Я вскочила и побрела дальше.

Совсем недалеко белела сталинградская панорама. Я была уже изрядно нетрезва. Иначе никак не объяснить решения посетить музей – не музейный я человек. Благопристойно купила билет и пошла по залам. Народа и здесь было немного, что весьма утешало. Я переходила от витрины к витрине. С каждой новой реликвией во мне росло тяжелое чувство, которое холодило, как плиты на набережной.
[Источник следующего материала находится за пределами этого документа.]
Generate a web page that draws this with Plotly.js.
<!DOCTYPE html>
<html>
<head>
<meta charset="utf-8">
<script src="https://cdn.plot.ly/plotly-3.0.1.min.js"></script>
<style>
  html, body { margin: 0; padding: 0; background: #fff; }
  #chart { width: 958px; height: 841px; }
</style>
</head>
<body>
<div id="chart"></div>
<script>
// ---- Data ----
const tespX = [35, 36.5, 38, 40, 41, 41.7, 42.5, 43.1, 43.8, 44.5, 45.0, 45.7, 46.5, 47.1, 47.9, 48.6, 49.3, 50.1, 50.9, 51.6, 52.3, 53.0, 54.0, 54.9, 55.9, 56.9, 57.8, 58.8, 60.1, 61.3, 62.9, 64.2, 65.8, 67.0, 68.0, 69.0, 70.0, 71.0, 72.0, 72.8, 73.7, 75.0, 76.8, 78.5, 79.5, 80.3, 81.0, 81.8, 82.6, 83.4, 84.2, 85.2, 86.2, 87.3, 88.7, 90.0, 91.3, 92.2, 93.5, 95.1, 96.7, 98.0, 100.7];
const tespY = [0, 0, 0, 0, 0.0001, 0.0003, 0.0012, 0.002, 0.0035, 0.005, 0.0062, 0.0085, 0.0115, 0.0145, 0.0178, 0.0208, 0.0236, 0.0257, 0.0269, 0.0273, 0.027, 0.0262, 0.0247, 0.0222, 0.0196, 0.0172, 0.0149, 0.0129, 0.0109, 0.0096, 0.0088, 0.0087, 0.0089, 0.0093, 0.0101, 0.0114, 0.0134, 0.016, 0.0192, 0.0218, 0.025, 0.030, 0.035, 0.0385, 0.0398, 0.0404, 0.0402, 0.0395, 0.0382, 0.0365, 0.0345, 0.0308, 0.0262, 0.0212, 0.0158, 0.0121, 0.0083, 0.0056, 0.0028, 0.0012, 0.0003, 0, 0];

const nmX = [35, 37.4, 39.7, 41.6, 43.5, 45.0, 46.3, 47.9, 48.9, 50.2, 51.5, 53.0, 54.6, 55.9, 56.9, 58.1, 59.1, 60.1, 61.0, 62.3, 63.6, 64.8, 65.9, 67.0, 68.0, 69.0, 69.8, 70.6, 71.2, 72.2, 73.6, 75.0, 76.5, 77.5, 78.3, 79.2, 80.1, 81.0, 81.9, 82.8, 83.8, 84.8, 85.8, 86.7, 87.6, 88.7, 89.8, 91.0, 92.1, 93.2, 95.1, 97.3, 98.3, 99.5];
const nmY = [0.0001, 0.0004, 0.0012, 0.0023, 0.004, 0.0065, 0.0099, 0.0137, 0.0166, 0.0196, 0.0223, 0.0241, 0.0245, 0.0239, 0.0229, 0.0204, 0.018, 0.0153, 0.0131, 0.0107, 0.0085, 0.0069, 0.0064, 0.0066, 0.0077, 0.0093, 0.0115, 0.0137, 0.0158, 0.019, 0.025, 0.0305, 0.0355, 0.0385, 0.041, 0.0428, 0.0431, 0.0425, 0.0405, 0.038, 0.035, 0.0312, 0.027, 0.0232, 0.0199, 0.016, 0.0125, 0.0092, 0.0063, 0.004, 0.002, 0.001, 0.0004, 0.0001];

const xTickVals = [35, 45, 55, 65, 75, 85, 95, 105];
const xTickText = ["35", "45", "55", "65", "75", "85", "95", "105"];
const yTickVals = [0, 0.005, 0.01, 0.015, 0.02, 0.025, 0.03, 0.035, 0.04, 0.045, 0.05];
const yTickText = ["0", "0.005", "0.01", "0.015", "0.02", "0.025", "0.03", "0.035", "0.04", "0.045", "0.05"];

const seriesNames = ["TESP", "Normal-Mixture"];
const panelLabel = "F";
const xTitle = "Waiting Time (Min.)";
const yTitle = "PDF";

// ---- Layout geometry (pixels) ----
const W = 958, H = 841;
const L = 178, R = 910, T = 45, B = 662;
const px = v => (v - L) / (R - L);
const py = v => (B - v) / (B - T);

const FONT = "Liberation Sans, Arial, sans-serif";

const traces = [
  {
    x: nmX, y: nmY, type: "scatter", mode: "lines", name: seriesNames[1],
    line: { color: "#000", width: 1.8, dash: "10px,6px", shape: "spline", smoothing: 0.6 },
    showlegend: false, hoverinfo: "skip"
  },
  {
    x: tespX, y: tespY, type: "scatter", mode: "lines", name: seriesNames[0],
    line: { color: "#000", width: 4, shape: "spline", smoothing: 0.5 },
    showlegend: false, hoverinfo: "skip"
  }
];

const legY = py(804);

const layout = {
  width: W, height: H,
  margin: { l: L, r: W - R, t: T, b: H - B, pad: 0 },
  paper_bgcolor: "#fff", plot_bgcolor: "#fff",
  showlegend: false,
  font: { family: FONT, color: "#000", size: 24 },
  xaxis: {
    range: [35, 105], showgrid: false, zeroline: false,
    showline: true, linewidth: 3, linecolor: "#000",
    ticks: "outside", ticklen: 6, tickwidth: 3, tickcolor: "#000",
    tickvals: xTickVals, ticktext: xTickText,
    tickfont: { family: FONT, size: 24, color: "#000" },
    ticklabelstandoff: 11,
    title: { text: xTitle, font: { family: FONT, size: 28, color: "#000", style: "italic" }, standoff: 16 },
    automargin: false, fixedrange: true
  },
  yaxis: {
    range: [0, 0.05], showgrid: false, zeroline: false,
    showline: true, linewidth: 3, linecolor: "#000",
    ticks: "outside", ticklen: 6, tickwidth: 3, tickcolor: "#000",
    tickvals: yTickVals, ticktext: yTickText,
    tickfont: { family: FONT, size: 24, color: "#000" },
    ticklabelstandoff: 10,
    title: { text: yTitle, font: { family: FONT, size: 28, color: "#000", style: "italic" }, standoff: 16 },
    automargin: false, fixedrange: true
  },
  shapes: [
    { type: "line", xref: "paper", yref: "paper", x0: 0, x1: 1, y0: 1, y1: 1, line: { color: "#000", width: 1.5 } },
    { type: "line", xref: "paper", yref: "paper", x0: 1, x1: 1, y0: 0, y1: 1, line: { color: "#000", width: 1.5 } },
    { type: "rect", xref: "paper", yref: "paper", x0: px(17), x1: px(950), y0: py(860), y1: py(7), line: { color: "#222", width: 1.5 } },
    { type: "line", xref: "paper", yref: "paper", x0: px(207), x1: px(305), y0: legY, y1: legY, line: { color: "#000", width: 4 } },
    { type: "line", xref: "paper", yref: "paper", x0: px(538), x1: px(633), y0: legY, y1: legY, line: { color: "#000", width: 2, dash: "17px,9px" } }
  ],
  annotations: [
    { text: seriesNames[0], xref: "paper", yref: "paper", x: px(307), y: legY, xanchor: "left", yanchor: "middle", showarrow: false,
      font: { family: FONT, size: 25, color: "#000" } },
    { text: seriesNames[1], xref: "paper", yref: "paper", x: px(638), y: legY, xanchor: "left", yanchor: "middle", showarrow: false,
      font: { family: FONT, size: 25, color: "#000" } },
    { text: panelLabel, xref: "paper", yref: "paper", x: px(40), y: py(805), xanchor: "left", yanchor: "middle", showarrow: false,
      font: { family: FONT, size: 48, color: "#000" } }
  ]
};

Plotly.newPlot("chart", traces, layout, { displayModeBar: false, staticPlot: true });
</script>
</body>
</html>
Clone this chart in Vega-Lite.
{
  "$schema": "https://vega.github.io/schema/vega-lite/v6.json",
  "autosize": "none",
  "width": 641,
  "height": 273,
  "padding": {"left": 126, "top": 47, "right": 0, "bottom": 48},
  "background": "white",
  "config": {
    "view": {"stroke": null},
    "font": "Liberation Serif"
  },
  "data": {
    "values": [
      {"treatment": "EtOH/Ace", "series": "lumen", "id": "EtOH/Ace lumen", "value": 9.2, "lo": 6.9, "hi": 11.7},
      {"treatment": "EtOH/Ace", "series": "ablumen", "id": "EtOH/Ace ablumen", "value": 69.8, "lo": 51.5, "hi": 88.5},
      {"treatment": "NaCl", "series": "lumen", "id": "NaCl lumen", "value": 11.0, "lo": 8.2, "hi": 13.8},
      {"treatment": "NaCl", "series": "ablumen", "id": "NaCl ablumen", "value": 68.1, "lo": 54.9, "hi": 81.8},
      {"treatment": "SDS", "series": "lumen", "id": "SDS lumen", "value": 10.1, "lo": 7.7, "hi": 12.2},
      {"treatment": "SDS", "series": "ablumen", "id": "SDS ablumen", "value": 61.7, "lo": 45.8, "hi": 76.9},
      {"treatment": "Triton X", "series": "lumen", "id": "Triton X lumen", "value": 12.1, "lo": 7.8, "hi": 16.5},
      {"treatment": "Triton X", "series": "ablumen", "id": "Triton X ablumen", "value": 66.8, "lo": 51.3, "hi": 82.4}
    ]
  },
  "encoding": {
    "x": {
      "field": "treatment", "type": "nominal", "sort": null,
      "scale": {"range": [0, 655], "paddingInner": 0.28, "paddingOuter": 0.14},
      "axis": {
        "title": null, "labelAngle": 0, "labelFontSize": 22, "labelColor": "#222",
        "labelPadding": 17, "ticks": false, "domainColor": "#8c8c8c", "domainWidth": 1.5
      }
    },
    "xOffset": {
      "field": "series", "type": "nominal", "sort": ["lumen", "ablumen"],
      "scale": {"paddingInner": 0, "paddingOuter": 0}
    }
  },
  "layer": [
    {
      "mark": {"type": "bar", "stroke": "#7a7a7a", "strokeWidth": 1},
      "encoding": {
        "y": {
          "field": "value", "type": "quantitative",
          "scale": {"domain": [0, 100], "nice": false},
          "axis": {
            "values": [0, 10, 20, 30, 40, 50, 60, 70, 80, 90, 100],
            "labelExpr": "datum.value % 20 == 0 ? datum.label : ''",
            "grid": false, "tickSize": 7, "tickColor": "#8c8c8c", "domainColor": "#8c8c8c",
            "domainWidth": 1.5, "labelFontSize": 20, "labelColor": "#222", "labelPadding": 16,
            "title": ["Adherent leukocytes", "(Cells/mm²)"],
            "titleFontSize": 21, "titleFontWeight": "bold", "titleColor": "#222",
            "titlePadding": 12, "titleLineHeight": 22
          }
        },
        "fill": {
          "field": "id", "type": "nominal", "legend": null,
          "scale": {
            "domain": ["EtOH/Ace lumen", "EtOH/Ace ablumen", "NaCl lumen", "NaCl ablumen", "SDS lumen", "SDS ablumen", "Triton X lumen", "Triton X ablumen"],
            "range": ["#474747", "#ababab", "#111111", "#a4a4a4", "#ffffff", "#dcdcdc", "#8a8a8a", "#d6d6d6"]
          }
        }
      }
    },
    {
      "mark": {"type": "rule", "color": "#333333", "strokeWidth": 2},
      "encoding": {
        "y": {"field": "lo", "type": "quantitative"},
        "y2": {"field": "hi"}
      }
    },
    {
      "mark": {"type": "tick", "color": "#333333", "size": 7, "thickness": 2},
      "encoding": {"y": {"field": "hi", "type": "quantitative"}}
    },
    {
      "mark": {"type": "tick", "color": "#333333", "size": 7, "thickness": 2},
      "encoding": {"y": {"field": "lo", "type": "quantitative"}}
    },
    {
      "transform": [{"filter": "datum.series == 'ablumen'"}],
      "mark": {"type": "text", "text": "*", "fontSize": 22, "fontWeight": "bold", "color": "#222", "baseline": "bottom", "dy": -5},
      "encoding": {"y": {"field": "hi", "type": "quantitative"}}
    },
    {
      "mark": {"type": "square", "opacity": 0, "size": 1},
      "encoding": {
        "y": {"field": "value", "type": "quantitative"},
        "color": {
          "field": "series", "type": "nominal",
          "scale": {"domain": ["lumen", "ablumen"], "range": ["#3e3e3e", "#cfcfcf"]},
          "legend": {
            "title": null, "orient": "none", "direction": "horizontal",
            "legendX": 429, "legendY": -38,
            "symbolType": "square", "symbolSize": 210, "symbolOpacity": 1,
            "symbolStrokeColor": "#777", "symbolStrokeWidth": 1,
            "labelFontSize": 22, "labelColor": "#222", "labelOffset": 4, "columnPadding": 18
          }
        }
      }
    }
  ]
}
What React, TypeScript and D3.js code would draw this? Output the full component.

Наконец я остановилась перед письмами с фронта. Прямо перед моими глазами было письмо, написанное давно забытым и, может быть, тоже погибшим позднее бойцом о смерти однополчанина. Письмо было адресовано его семье. Автор пытался рассказать о последних часах чьего-то отца и мужа. «Я вошел в землянку, он сидел за столом в шелковой голубой рубахе». На этих словах во мне что-то лопнуло с непристойным, хриплым звуком, и по лицу потекли слезы. Я оперлась на витрину. Мне было невыносимо стыдно, но я не могла остановиться. Я увидела этого человека в голубой рубашке, проживающего свой последний день. Я увидела его семью, читающую письмо, которое каждой строкой отделяло их от времени, когда он был жив, а его возвращение было обещанным будущим. Я видела автора этих строк, тоже мертвого…

Я стояла среди огромного погоста.

Прекрасный город, в котором имперское величие смягчилось южным сиянием звезд и дыханием ветра, был лишь миражом. Он был сном погребенных, к ним тянули свои корни колонны дворцов и цветущих деревьев. Это была их мечта о счастье, о мире, о жизни. Все кругом принадлежало им.

Солнце уже клонилось. Я шла сквозь строй каменных улиц, носивших имена павших, - все выше и выше – домой.